Perhaps most remarkably, Sleeman achieved his success without modern communication technology. His intelligence network relied entirely on human messengers, yet he managed to coordinate operations across an area larger than modern-day Germany. His detailed records, preserved in the British archives, provide one of history's most complete portraits of how organized crime operates at scale.

The Thug investigation also demonstrated something that seems obvious today but was revolutionary in the 1830s: that patterns in criminal behavior could be used to predict future crimes.

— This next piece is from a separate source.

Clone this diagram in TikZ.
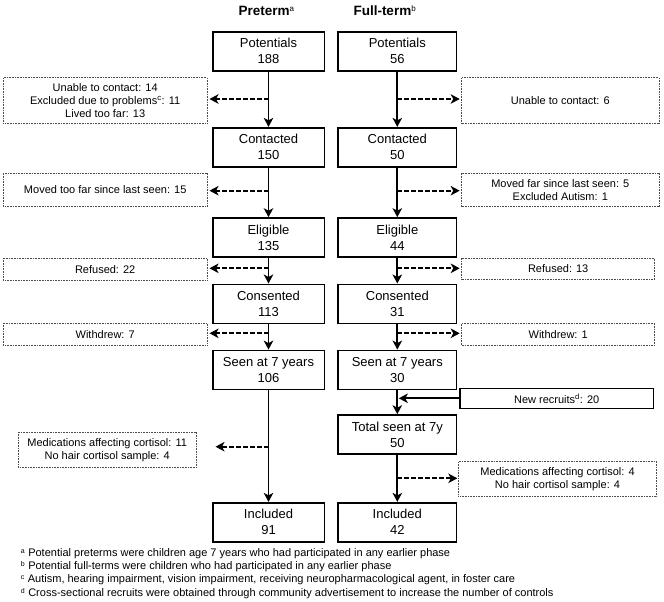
\documentclass[tikz,border=0pt]{standalone}
\usepackage{fontspec}
\setmainfont{Liberation Sans}
\usetikzlibrary{arrows.meta}
\begin{document}
\begin{tikzpicture}[x=1pt,y=-1pt,
  mbox/.style={draw, line width=1.6pt, align=center, inner sep=0pt, minimum height=39pt, font=\fontsize{13}{16}\selectfont},
  lcol/.style={mbox, minimum width=111.6pt},
  rcol/.style={mbox, minimum width=118.2pt},
  dbox/.style={draw=black!70, line width=0.9pt, dash pattern=on 1pt off 0.6pt, align=center, inner sep=0pt, font=\fontsize{11}{13.3}\selectfont},
  arr/.style={line width=1.7pt, -{Stealth[length=9pt,width=9.5pt,inset=2.5pt]}},
  darr/.style={line width=2pt, dash pattern=on 5pt off 2pt, -{Stealth[length=9pt,width=9.5pt,inset=2.5pt]}},
  ttl/.style={anchor=base west, inner sep=0pt, font=\fontsize{13.5}{16}\bfseries\selectfont},
  fnote/.style={anchor=base west, inner sep=0pt, font=\fontsize{11}{13.3}\selectfont}
]
\useasboundingbox (0,0) rectangle (664,602);

% titles
\node[ttl] (tl) at (238.3,16) {Preterm{\fontsize{8}{8}\mdseries\selectfont\raisebox{4.5pt}{a}}};
\node[ttl] (tr) at (353.3,16) {Full-term{\fontsize{8}{8}\mdseries\selectfont\raisebox{4.5pt}{b}}};

% left column
\node[lcol] (lp) at (268.5,51.3) {Potentials\\188};
\node[lcol] (lc) at (268.5,147.2) {Contacted\\150};
\node[lcol] (le) at (268.5,237.5) {Eligible\\135};
\node[lcol] (lk) at (268.5,303.8) {Consented\\113};
\node[lcol] (ls) at (268.5,369.9) {Seen at 7 years\\106};
\node[lcol] (li) at (268.5,522.2) {Included\\91};

% right column
\node[rcol] (rp) at (397.3,51.3) {Potentials\\56};
\node[rcol] (rc) at (397.3,147.2) {Contacted\\50};
\node[rcol] (re) at (397.3,237.5) {Eligible\\44};
\node[rcol] (rk) at (397.3,303.8) {Consented\\31};
\node[rcol] (rs) at (397.3,369.9) {Seen at 7 years\\30};
\node[rcol] (rt) at (397.3,434.5) {Total seen at 7y\\50};
\node[rcol] (ri) at (397.3,522.2) {Included\\42};

% new recruits
\node[mbox, font=\fontsize{11}{13.3}\selectfont, minimum width=193.3pt, minimum height=20pt] (nr) at (556.7,398.3) {New recruits\textsuperscript{d}: 20};

% left exclusion boxes
\node[dbox, minimum width=203.7pt, minimum height=45.3pt] (lx1) at (105.2,100.6) {Unable to contact: 14\\Excluded due to problems\textsuperscript{c}: 11\\Lived too far: 13};
\node[dbox, minimum width=203.7pt, minimum height=33.4pt] (lx2) at (105.2,190) {Moved too far since last seen: 15};
\node[dbox, minimum width=203.7pt, minimum height=21.7pt] (lx3) at (105.2,269.2) {Refused: 22};
\node[dbox, minimum width=203.7pt, minimum height=21.7pt] (lx4) at (105.2,334.2) {Withdrew: 7};
\node[dbox, minimum width=177.7pt, minimum height=35.4pt] (lx5) at (107.2,450) {Medications affecting cortisol: 11\\No hair cortisol sample: 4};

% right exclusion boxes
\node[dbox, minimum width=197.3pt, minimum height=45.3pt] (rx1) at (560.3,100.6) {Unable to contact: 6};
\node[dbox, minimum width=197.3pt, minimum height=33.4pt] (rx2) at (560.3,190) {Moved far since last seen: 5\\Excluded Autism: 1};
\node[dbox, minimum width=193pt, minimum height=21pt] (rx3) at (558.2,268.8) {Refused: 13};
\node[dbox, minimum width=193pt, minimum height=21.7pt] (rx4) at (558.2,334.2) {Withdrew: 1};
\node[dbox, minimum width=198.4pt, minimum height=35pt] (rx5) at (557.5,479.2) {Medications affecting cortisol: 4\\No hair cortisol sample: 4};

% main flow
\draw[arr] (lp) -- (lc);
\draw[arr] (lc) -- (le);
\draw[arr] (le) -- (lk);
\draw[arr] (lk) -- (ls);
\draw[arr] (ls) -- (li);
\draw[arr] (rp) -- (rc);
\draw[arr] (rc) -- (re);
\draw[arr] (re) -- (rk);
\draw[arr] (rk) -- (rs);
\draw[arr] (rs) -- (rt);
\draw[arr] (rt) -- (ri);
\draw[arr, shorten >=1.5pt] (nr.west) -- (nr.west -| rs);

% branch points
\coordinate (lb1) at (268.5,99);
\coordinate (lb2) at (268.5,190.7);
\coordinate (lb3) at (268.5,268.3);
\coordinate (lb4) at (268.5,333.3);
\coordinate (lb5) at (268.5,446.7);
\coordinate (rb1) at (397.3,99);
\coordinate (rb2) at (397.3,190.7);
\coordinate (rb3) at (397.3,268.3);
\coordinate (rb4) at (397.3,333.3);
\coordinate (rb5) at (397.3,478.3);

\draw[darr, shorten >=2pt] (lb1) -- (lb1 -| lx1.east);
\draw[darr, shorten >=2pt] (lb2) -- (lb2 -| lx2.east);
\draw[darr, shorten >=2pt] (lb3) -- (lb3 -| lx3.east);
\draw[darr, shorten >=2pt] (lb4) -- (lb4 -| lx4.east);
\draw[darr, shorten >=19pt] (lb5) -- (lb5 -| lx5.east);
\draw[darr, shorten >=1.5pt] (rb1) -- (rb1 -| rx1.west);
\draw[darr, shorten >=1.5pt] (rb2) -- (rb2 -| rx2.west);
\draw[darr, shorten >=1.5pt] (rb3) -- (rb3 -| rx3.west);
\draw[darr, shorten >=1.5pt] (rb4) -- (rb4 -| rx4.west);
\draw[darr, shorten >=0.5pt] (rb5) -- (rb5 -| rx5.west);

% footnotes
\node[fnote] (fa) at (20.7,556) {\raisebox{3pt}{\fontsize{7}{7}\selectfont a}\hspace{3.5pt}Potential preterms were children age 7 years who had participated in any earlier phase};
\node[fnote] (fb) at (20.7,569.4) {\raisebox{3pt}{\fontsize{7}{7}\selectfont b}\hspace{3.5pt}Potential full-terms were children who had participated in any earlier phase};
\node[fnote] (fc) at (20.7,582.8) {\raisebox{3pt}{\fontsize{7}{7}\selectfont c}\hspace{3.5pt}Autism, hearing impairment, vision impairment, receiving neuropharmacological agent, in foster care};
\node[fnote] (fd) at (20.7,596.2) {\raisebox{3pt}{\fontsize{7}{7}\selectfont d}\hspace{3.5pt}Cross-sectional recruits were obtained through community advertisement to increase the number of controls};
\end{tikzpicture}
\end{document}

Sleeman's map wasn't just a historical document—it was an early form of predictive policing that anticipated where criminal activity would occur next.

When Data Saves Lives

In our age of big data and algorithmic crime prediction, Sleeman's hand-drawn map seems almost quaint. But his achievement remains extraordinary: using nothing but careful observation, systematic record-keeping, and human intelligence, he identified patterns that allowed him to dismantle a criminal organization that had operated successfully for centuries.

The story of the Thugs raises uncomfortable questions about how institutions of violence can hide in plain sight. For 600 years, the Thugs had murdered travelers on routes used by thousands of people daily, yet their activities remained largely invisible to authorities. It took one observant official with a gift for systematic thinking to reveal the scope of their operations.

Today, as we grapple with modern forms of networked violence and hidden criminal enterprises, Sleeman's methodical approach offers timeless lessons. Sometimes the most dangerous threats are those that operate openly, hiding their true nature behind facades of normalcy. And sometimes, all it takes to expose them is someone willing to connect the dots that others have overlooked.

The red pins on Sleeman's map marked more than murder sites—they marked the spots where careful observation and systematic thinking began to save lives, one data point at a time.